FEEP technology is based on solid propellant that is liquefied once in orbit. No pressurised propellant feed systems are required. This decreases the risks and complexity compared to other electric propulsion systems based on xenon, krypton, argon, or hydrogen. The high density of the used indium propellant as well as the high specific impulse inherit to FEEPs yields a compact solution for high total impulses. Reducing volume and mass allows for easier integration into S/Cs leading to decreased costs.
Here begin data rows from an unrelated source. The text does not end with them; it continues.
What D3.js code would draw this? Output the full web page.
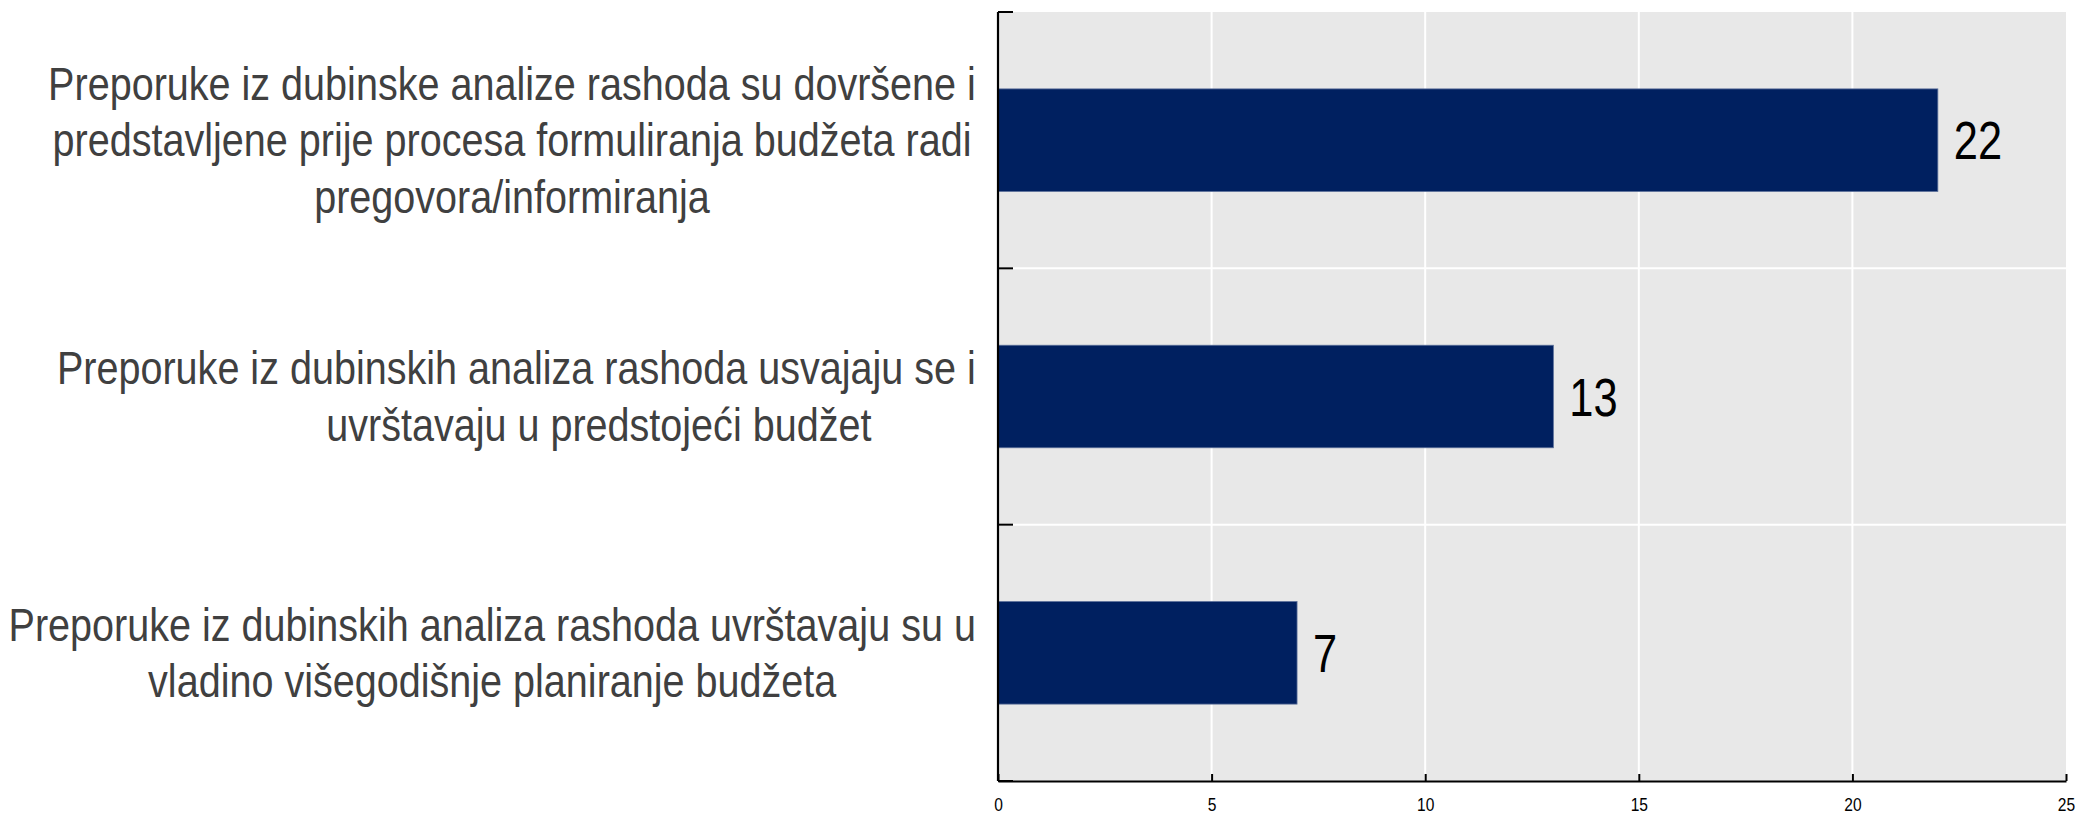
<!DOCTYPE html>
<html>
<head>
<meta charset="utf-8">
<script src="https://cdn.jsdelivr.net/npm/d3@7"></script>
<style>
  html, body { margin: 0; padding: 0; background: #fff; }
  svg { display: block; }
</style>
</head>
<body>
<svg id="chart" width="2079" height="815"></svg>
<script>
// ---- data ----
const categories = [
  "Preporuke iz dubinske analize rashoda su dovršene i predstavljene prije procesa formuliranja budžeta radi pregovora/informiranja",
  "Preporuke iz dubinskih analiza rashoda usvajaju se i uvrštavaju u predstojeći budžet",
  "Preporuke iz dubinskih analiza rashoda uvrštavaju su u vladino višegodišnje planiranje budžeta"
];
const categoryLines = [
  ["Preporuke iz dubinske analize rashoda su dovršene i", "predstavljene prije procesa formuliranja budžeta radi", "pregovora/informiranja"],
  ["Preporuke iz dubinskih analiza rashoda usvajaju se i", "\u00A0\u00A0\u00A0\u00A0\u00A0\u00A0\u00A0\u00A0\u00A0\u00A0\u00A0\u00A0\u00A0\u00A0\u00A0uvrštavaju u predstojeći budžet"],
  ["Preporuke iz dubinskih analiza rashoda uvrštavaju su u", "vladino višegodišnje planiranje budžeta"]
];
const values = [22, 13, 7];
const xTicks = [0, 5, 10, 15, 20, 25];

// ---- layout ----
const svg = d3.select("#chart");
const mLeft = 998, mRight = 2066, mTop = 12, mBottom = 781;
const FONT = "'Liberation Sans', Arial, sans-serif";
const NARROW = 0.82;       // condensing for numbers
const NARROW_LBL = 0.86;   // condensing for category labels

const x = d3.scaleLinear().domain([0, 25]).range([mLeft, mRight]);
const y = d3.scaleBand().domain(categories).range([mTop, mBottom])
  .paddingInner(0.6).paddingOuter(0.3);
const yCells = d3.scaleBand().domain(categories).range([mTop, mBottom]).padding(0);

// background
svg.append("rect").attr("x", mLeft).attr("y", mTop)
  .attr("width", mRight - mLeft).attr("height", mBottom - mTop).attr("fill", "#e8e8e8");

// vertical gridlines
svg.append("g").selectAll("line").data(xTicks.filter(d => d > 0 && d < 25)).join("line")
  .attr("x1", d => x(d)).attr("x2", d => x(d)).attr("y1", mTop).attr("y2", mBottom)
  .attr("stroke", "#fff").attr("stroke-width", 2);

// horizontal gridlines at category boundaries
svg.append("g").selectAll("line").data(categories.slice(1)).join("line")
  .attr("x1", mLeft).attr("x2", mRight)
  .attr("y1", d => yCells(d)).attr("y2", d => yCells(d))
  .attr("stroke", "#fff").attr("stroke-width", 2);

// bars
svg.append("g").selectAll("rect").data(categories).join("rect")
  .attr("x", x(0)).attr("y", d => y(d))
  .attr("width", (d, i) => x(values[i]) - x(0)).attr("height", y.bandwidth())
  .attr("fill", "#002060").attr("stroke", "#5a6f99").attr("stroke-width", 0.8);

// value labels
svg.append("g").selectAll("text").data(categories).join("text")
  .attr("transform", (d, i) => `translate(${x(values[i]) + 16},${y(d) + y.bandwidth() / 2 + 19}) scale(${NARROW},1)`)
  .attr("font-family", FONT).attr("font-size", 53).attr("fill", "#000")
  .text((d, i) => values[i]);

// x axis
const xAxis = d3.axisBottom(x).tickValues(xTicks).tickSizeInner(-7).tickSizeOuter(0).tickPadding(0);
const gx = svg.append("g").attr("transform", `translate(0,${mBottom})`).call(xAxis);
gx.select(".domain").attr("stroke", "#000").attr("stroke-width", 2.2);
gx.selectAll(".tick line").attr("stroke", "#000").attr("stroke-width", 2);
gx.selectAll(".tick text").attr("font-family", FONT).attr("font-size", 19).attr("fill", "#000")
  .attr("y", 0).attr("dy", null)
  .attr("transform", `translate(0,30) scale(${NARROW},1)`);

// y axis (ticks at category boundaries, pointing inwards)
svg.append("line").attr("x1", mLeft).attr("x2", mLeft).attr("y1", mTop).attr("y2", mBottom)
  .attr("stroke", "#000").attr("stroke-width", 2.2);
const boundaries = categories.map(d => yCells(d)).concat([mBottom]);
svg.append("g").selectAll("line").data(boundaries).join("line")
  .attr("x1", mLeft).attr("x2", mLeft + 15).attr("y1", d => d).attr("y2", d => d)
  .attr("stroke", "#000").attr("stroke-width", 2);

// category labels (lines centered within a right-aligned block)
const labelRight = 976, lineH = 56.5;
categories.forEach((c, i) => {
  const lines = categoryLines[i];
  const g = svg.append("g");
  const cy = yCells(c) + yCells.bandwidth() / 2;
  const texts = g.selectAll("text").data(lines).join("text")
    .attr("font-family", FONT).attr("font-size", 46).attr("fill", "#404040")
    .attr("text-anchor", "middle")
    .text(d => d);
  let maxW = 0;
  texts.each(function () { maxW = Math.max(maxW, this.getComputedTextLength() * NARROW_LBL); });
  const cx = labelRight - maxW / 2;
  texts.attr("transform", (d, j) =>
    `translate(${cx},${cy + (j - (lines.length - 1) / 2) * lineH + 16}) scale(${NARROW_LBL},1)`);
});
</script>
</body>
</html>
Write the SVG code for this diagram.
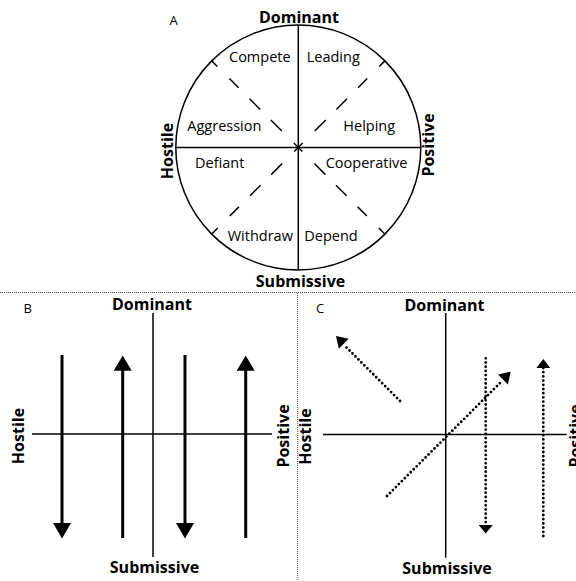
<svg xmlns="http://www.w3.org/2000/svg" width="576" height="581" viewBox="0 0 576 581">
<style>
.lbl{font-family:"Open Sans","Liberation Sans",sans-serif;font-size:14.5px;fill:#000}
.ax{font-family:"Open Sans","Liberation Sans",sans-serif;font-size:16px;font-weight:bold;fill:#000;text-anchor:middle}
.pl{font-family:"Open Sans","Liberation Sans",sans-serif;font-size:13px;fill:#000}
.ln{stroke:#000;stroke-width:1.5;fill:none}
.dash{stroke:#000;stroke-width:1.5;fill:none;stroke-dasharray:8 17 13 15.6 15 15 15.6 17 12 17 15.6 15 15 15.6 13 17 8}
.thick{stroke:#000;stroke-width:3;fill:none}
.dot{stroke:#000;stroke-width:2.8;fill:none;stroke-dasharray:0 4.2;stroke-linecap:round}
.div{stroke:#444;stroke-width:1;fill:none;stroke-dasharray:1 1}
.head{fill:#000;stroke:none}
</style>

<g id="dividers">
<line class="div" x1="0" y1="292.5" x2="576" y2="292.5"/>
<line class="div" x1="297.7" y1="293" x2="297.7" y2="581"/>
</g>

<!-- Panel A -->
<g id="panelA">
<text class="pl" x="169.5" y="25">A</text>
<circle class="ln" cx="298.3" cy="147.5" r="122.5"/>
<line class="ln" x1="298.3" y1="25" x2="298.3" y2="270"/>
<line class="ln" x1="175.8" y1="147.5" x2="420.8" y2="147.5"/>
<line class="dash" x1="211.7" y1="60.9" x2="384.9" y2="234.1"/>
<line class="dash" x1="384.9" y1="60.9" x2="211.7" y2="234.1"/>
</g>
<g id="A-labels">
<text class="ax" x="299" y="23.3">Dominant</text>
<text class="ax" x="300.5" y="286.5">Submissive</text>
<text class="ax" transform="translate(172.7,151) rotate(-90)" x="0" y="0">Hostile</text>
<text class="ax" transform="translate(434.3,145) rotate(-90)" x="0" y="0">Positive</text>
<text class="lbl" x="229" y="62">Compete</text>
<text class="lbl" x="306.7" y="62">Leading</text>
<text class="lbl" x="187.3" y="131">Aggression</text>
<text class="lbl" x="343.3" y="131">Helping</text>
<text class="lbl" x="195" y="168.3">Defiant</text>
<text class="lbl" x="325.7" y="168.3">Cooperative</text>
<text class="lbl" x="227.7" y="241">Withdraw</text>
<text class="lbl" x="304.3" y="241">Depend</text>
</g>

<!-- Panel B -->
<g id="panelB">
<text class="pl" x="23.5" y="313">B</text>
<line class="ln" x1="153" y1="313" x2="153" y2="557"/>
<line class="ln" x1="32" y1="434" x2="272" y2="434"/>
<text class="ax" x="152" y="310">Dominant</text>
<text class="ax" x="154.5" y="572.7">Submissive</text>
<text class="ax" transform="translate(24,436) rotate(-90)" x="0" y="0">Hostile</text>
<text class="ax" transform="translate(289.3,436) rotate(-90)" x="0" y="0">Positive</text>
</g>
<g id="B-arrows">
<line class="thick" x1="62" y1="355" x2="62" y2="525"/>
<polygon class="head" points="53,523 71,523 62,538.5"/>
<line class="thick" x1="185" y1="355" x2="185" y2="525"/>
<polygon class="head" points="176,523 194,523 185,538.5"/>
<line class="thick" x1="122.7" y1="368" x2="122.7" y2="538"/>
<polygon class="head" points="113.7,370.7 131.7,370.7 122.7,355.5"/>
<line class="thick" x1="245.7" y1="368" x2="245.7" y2="538"/>
<polygon class="head" points="236.7,370.7 254.7,370.7 245.7,355.5"/>
</g>

<!-- Panel C -->
<g id="panelC">
<text class="pl" x="316" y="313">C</text>
<line class="ln" x1="445.7" y1="313" x2="445.7" y2="557.7"/>
<line class="ln" x1="323" y1="434.5" x2="566.7" y2="434.5"/>
<text class="ax" x="444.5" y="311">Dominant</text>
<text class="ax" x="447" y="574.3">Submissive</text>
<text class="ax" transform="translate(310.7,436.5) rotate(-90)" x="0" y="0">Hostile</text>
<text class="ax" transform="translate(580.5,436) rotate(-90)" x="0" y="0">Positive</text>
</g>
<g id="C-arrows">
<line class="dot" x1="400" y1="401" x2="344" y2="345"/>
<polygon class="head" points="336,336 348.7,338.8 338.8,348.7"/>
<line class="dot" x1="387" y1="496" x2="502" y2="381"/>
<polygon class="head" points="510.7,371.7 498,374.5 507.9,384.4"/>
<line class="dot" x1="485.7" y1="358.3" x2="485.7" y2="524"/>
<polygon class="head" points="478.7,525 492.7,525 485.7,533.5"/>
<line class="dot" x1="543.3" y1="536" x2="543.3" y2="368"/>
<polygon class="head" points="536.3,368 550.3,368 543.3,359"/>
</g>
</svg>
No propellant loading, purging, leak tests, etc. are required at integration level. This aids AIT scheduling and reduces workload. The consequent plug-and-play products are suitable and versatile for many constellation and small satellite applications including those used for EO.
Current status
A review of requirements and standards from customers has been conducted to determine the test spectrum, associated levels, and sequencing to plan qualification test campaigns. This is continually iterated with customers and agencies. Delta designs and analyses leading from the ENPULSION NANO to the ENPULSION NANO R³ (COTS+ variant) and the ENPULSION MICRO R³ have been concluded for the mechanical, thermal, and electrical aspects. Qualification models have been built for the thruster heads, and the PPU electronics are currently procured. Qualification test campaigns are intended to start following some preliminary verification tests.